Databricks, the company behind the minds that brought you the big data analytics engine Apache Spark, has open-sourced storage layer Delta Lake in a bid to fit Spark and suchlike with ACID transactions.
Dubbing the new project “the next step in the evolution of the data journey” leading to a “paradigm shift”, Databricks CEO Ali Ghodsi feels pretty confident about his company’s newest creation. To clarify why that is, a bit of historical context is needed: “For the last decade, most enterprises have started data lakes. These data lakes are good at capturing data, so they’re storing all their data in it.”
“The promise has been, that once they have all that data, that all enterprises on the planet can do machine learning, they can get to real-time use cases, they can do business intelligence, they can do reporting, they can do all these things in one place – in the data lake.” In reality however, things tend to look different with most of these projects failing, Ghodsi muses.
“Just storing lots and lots and lots of data and dumping it into a data lake, doesn’t mean that you can later actually do something useful with it. So really the problems people are having are about data quality, reliability, scalability, and performance. That’s what Delta Lake addresses.”
Delta Lake is built on Apache Spark and is supposed to be put on top of a given data lake to improve data quality. It does that by making sure data that is funneled through it conforms to a predefined schema – if it does, the data stays in Delta Lake, otherwise it will be sent back into the data lake where it is put into quarantine. Users can then have a look at the quarantined data, see if the issues the system has with it are fixable, and let it return to the Delta Lake afterwards.
As the data flows into the Delta Lake, the project is able to apply ACID (atomic, consistent, isolated, and durable) transactions to them. All of these either succeed or the system will delete any residue and try again, so that the Delta Lake data stays high-quality. To Ghodi this is one of the main differences of today’s data lakes, where, for example if an ingestion process fails halfway through, half of the data will be in the lake with the rest missing.
Having transactions also means being able to use transactional operations such as update and delete on the Delta Lake, which can be way less computationally expensive than the standard batch operations on regular data lakes. To help with performance and scalability, Delta Lake uses Spark to distribute and operate on metadata, which often is a bottleneck.

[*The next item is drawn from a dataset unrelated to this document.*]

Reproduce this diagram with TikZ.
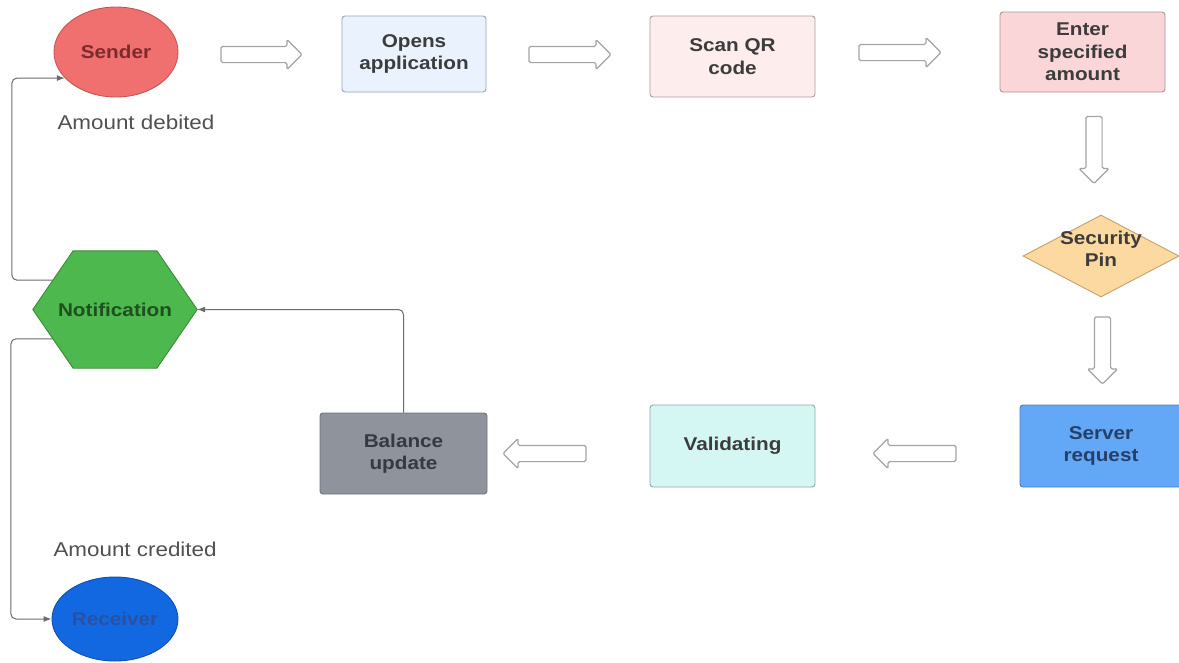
\documentclass[tikz,border=0pt]{standalone}
\usepackage{fontspec}
\setmainfont{Liberation Sans}[FakeStretch=1.12]
\usetikzlibrary{shapes.geometric,shapes.arrows,arrows.meta,calc}
\definecolor{txt}{HTML}{3C3C3C}
\definecolor{conncol}{HTML}{6B6B6B}
\definecolor{hollowcol}{HTML}{A3A3A3}
\tikzset{
  x=1pt,y=1pt,
  nodefont/.style={font=\fontsize{18.5}{22.5}\selectfont\bfseries, text=txt, align=center},
  boxnode/.style={nodefont, draw, line width=0.9pt, rounded corners=3pt, inner sep=0pt},
  ovalnode/.style={nodefont, ellipse, draw, line width=0.9pt, inner sep=0pt},
  hollow/.style={single arrow, draw=hollowcol, fill=white, line width=1.2pt, inner xsep=0pt, inner ysep=7.5pt,
    single arrow head extend=7pt, minimum height=#1, rounded corners=1.5pt},
  conn/.style={draw=conncol, line width=1pt, rounded corners=5pt, -{Latex[length=8pt,width=6pt]}},
  lbl/.style={font=\fontsize{20}{23}\selectfont, text=txt!90!white}
}
\begin{document}
\begin{tikzpicture}
\useasboundingbox (0,0) rectangle (1179,-662);
% top row
\node[ovalnode, fill={rgb,255:red,240;green,112;blue,112}, draw={rgb,255:red,196;green,84;blue,84}, text={rgb,255:red,125;green,42;blue,42},
  minimum width=124pt, minimum height=90pt] (sender) at (116,-52) {Sender};
\node[hollow=81pt] (a1) at (257.5,-54.5) {};
\node[boxnode, fill={rgb,255:red,234;green,242;blue,253}, draw={rgb,255:red,154;green,165;blue,181},
  minimum width=144pt, minimum height=76pt] (opens) at (414,-54) {Opens\\application};
\node[hollow=82pt] (a2) at (566,-54.5) {};
\node[boxnode, fill={rgb,255:red,253;green,238;blue,237}, draw={rgb,255:red,165;green,160;blue,160},
  minimum width=165pt, minimum height=81pt] (scan) at (732.5,-56.5) {Scan QR\\code};
\node[hollow=82pt] (a3) at (896,-52.5) {};
\node[boxnode, fill={rgb,255:red,250;green,214;blue,217}, draw={rgb,255:red,170;green,150;blue,152},
  minimum width=165pt, minimum height=80pt] (enter) at (1082.5,-52) {Enter\\specified\\amount};
% right column
\node[hollow=67pt, rotate=-90] (a4) at (1094,-146) {};
\node[diamond, aspect=1.9, inner sep=0pt, draw={rgb,255:red,196;green,160;blue,110}, line width=0.9pt,
  fill={rgb,255:red,252;green,217;blue,160}, minimum width=156pt, minimum height=82pt] (pin) at (1101,-256) {};
\node[nodefont] (pintext) at ([yshift=7pt]pin.center) {Security\\Pin};
\node[hollow=67pt, rotate=-90] (a5) at (1102.5,-346.5) {};
\node[boxnode, fill={rgb,255:red,98;green,168;blue,246}, draw={rgb,255:red,74;green,128;blue,192}, text={rgb,255:red,38;green,63;blue,102},
  minimum width=162pt, minimum height=82pt] (server) at (1101,-446) {Server\\request};
% bottom row
\node[hollow=83pt, rotate=180] (a6) at (918.5,-453.5) {};
\node[boxnode, fill={rgb,255:red,213;green,247;blue,244}, draw={rgb,255:red,138;green,168;blue,165},
  minimum width=165pt, minimum height=82pt] (valid) at (732.5,-446) {\raisebox{4pt}{Validating}};
\node[hollow=83pt, rotate=180] (a7) at (548.5,-453.5) {};
\node[boxnode, fill={rgb,255:red,142;green,147;blue,156}, draw={rgb,255:red,110;green,114;blue,120}, text={rgb,255:red,53;green,58;blue,66},
  minimum width=167pt, minimum height=81pt] (bal) at (403.5,-453.5) {Balance\\update};
% notification hexagon
\node[nodefont, minimum width=164pt, minimum height=117pt, inner sep=0pt] (notif) at (115,-309.5) {};
\coordinate (hTL) at ($(notif.north west)!0.245!(notif.north east)$);
\coordinate (hTR) at ($(notif.north west)!0.755!(notif.north east)$);
\coordinate (hBL) at ($(notif.south west)!0.245!(notif.south east)$);
\coordinate (hBR) at ($(notif.south west)!0.755!(notif.south east)$);
\filldraw[fill={rgb,255:red,77;green,184;blue,77}, draw={rgb,255:red,58;green,138;blue,58}, line width=0.9pt]
  (notif.west) -- (hTL) -- (hTR) -- (notif.east) -- (hBR) -- (hBL) -- cycle;
\node[nodefont, text={rgb,255:red,30;green,79;blue,30}] (notiftext) at (notif.center) {Notification};
\coordinate (nA) at ($(notif.west)!0.5!(hTL)$);
\coordinate (nB) at ($(notif.west)!0.5!(hBL)$);
% receiver
\node[ovalnode, fill={rgb,255:red,18;green,104;blue,224}, draw={rgb,255:red,16;green,80;blue,176}, text={rgb,255:red,42;green,80;blue,160},
  minimum width=126pt, minimum height=84pt] (recv) at (115,-619) {Receiver};
% labels
\node[lbl, anchor=west] (deb) at (54,-122) {Amount debited};
\node[lbl, anchor=west] (cred) at (50,-549) {Amount credited};
% connectors
\draw[conn] (nA) -- ++(-41,0) |- (sender.207);
\draw[conn] (nB) -- ++(-42,0) |- (recv.west);
\draw[conn] (bal.north) |- (notif.east);
\end{tikzpicture}
\end{document}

If you’re wondering about the project’s name, this is mainly down to the way metadata about the data that comes in is stored. Delta files keep track of the transactions that have been used on the data, which also gives users the chance to “time travel”, meaning that – without having to restore deleted data for example – transactions can be performed as if the data was in the state it was in at any given time. This can be useful for compliance reasons for example.
The roadmap for the year ahead was mainly informed by customer feedback collected during production trials in the past couple of months. This phase already saw an exabyte of data being processed by Delta Lake with Apple being one of the companies to try the project. According to Databricks’ Michael Armbrust ease of ingesting data from the cloud is one of the main issues that the team will be seeing to next.

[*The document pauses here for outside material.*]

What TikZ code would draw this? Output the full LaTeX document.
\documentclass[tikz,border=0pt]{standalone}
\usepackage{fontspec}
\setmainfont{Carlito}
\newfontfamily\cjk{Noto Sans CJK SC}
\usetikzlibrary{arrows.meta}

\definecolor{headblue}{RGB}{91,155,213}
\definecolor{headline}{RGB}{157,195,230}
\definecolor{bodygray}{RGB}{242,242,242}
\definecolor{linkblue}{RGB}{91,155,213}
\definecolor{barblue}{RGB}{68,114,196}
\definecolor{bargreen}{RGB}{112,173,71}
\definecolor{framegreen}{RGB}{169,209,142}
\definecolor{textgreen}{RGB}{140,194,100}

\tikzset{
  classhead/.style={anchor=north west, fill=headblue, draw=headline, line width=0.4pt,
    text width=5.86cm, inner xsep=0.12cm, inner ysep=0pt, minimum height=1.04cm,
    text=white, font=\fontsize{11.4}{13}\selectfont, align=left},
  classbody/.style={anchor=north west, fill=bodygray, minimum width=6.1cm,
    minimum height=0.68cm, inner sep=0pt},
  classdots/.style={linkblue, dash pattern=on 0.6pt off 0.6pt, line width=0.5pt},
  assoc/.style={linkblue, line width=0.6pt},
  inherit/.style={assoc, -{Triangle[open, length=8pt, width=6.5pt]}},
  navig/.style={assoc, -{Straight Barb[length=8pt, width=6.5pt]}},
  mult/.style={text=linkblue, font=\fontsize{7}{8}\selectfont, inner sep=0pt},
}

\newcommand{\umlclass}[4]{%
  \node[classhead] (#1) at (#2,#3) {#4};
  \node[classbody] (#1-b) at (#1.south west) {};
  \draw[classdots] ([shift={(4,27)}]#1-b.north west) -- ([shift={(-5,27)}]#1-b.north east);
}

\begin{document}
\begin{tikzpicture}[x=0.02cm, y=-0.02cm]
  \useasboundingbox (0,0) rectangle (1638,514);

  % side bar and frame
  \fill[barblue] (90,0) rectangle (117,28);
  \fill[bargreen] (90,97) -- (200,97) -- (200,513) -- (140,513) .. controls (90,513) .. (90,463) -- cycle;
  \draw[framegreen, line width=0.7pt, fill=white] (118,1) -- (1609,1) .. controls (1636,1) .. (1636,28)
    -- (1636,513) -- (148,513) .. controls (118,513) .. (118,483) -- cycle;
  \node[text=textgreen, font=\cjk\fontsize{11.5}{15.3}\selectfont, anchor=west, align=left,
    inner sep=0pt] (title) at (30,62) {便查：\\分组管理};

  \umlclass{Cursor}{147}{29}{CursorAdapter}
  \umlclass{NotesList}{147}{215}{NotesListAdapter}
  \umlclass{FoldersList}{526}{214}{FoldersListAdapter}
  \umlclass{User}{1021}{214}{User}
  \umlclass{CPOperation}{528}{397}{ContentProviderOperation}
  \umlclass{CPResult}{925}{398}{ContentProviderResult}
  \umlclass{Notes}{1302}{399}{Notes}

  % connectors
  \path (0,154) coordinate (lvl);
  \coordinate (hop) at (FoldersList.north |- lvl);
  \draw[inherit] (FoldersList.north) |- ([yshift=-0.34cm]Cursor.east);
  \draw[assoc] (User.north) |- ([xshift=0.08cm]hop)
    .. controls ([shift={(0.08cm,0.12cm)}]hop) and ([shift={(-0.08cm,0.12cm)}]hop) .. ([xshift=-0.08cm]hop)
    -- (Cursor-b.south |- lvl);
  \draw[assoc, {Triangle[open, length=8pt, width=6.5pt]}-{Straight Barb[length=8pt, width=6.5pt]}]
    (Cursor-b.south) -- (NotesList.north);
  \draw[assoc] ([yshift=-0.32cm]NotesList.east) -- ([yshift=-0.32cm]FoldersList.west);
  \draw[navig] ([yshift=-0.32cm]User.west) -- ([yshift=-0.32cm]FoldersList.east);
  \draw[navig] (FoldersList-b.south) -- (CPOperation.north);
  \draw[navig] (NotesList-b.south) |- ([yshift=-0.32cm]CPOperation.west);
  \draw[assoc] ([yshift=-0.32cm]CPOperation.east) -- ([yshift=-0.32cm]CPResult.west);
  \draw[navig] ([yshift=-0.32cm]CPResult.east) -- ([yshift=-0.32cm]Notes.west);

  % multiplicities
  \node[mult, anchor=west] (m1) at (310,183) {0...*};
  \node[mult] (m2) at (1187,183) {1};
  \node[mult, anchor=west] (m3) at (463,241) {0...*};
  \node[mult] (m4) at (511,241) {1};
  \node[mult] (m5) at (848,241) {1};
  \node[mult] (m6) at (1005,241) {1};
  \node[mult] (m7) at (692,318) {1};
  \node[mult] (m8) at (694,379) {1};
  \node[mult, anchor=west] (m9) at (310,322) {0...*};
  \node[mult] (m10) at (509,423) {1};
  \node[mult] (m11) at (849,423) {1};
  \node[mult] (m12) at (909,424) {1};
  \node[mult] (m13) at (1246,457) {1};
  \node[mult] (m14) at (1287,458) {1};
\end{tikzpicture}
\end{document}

A feature that goes along with that is the “expectation” concept. It will allow users to formulate what quality means to them, or more precisely what useful data should look like beyond a mere schema so that the tool is able to make sure ingested data matches those criteria. In the long run, customers are meant to be able to declaratively specify what the structure of the data lake should be. This includes things like where certain tables have to be stored to ensure compliance, if human readable descriptions have to be applied, and where data should be discoverable.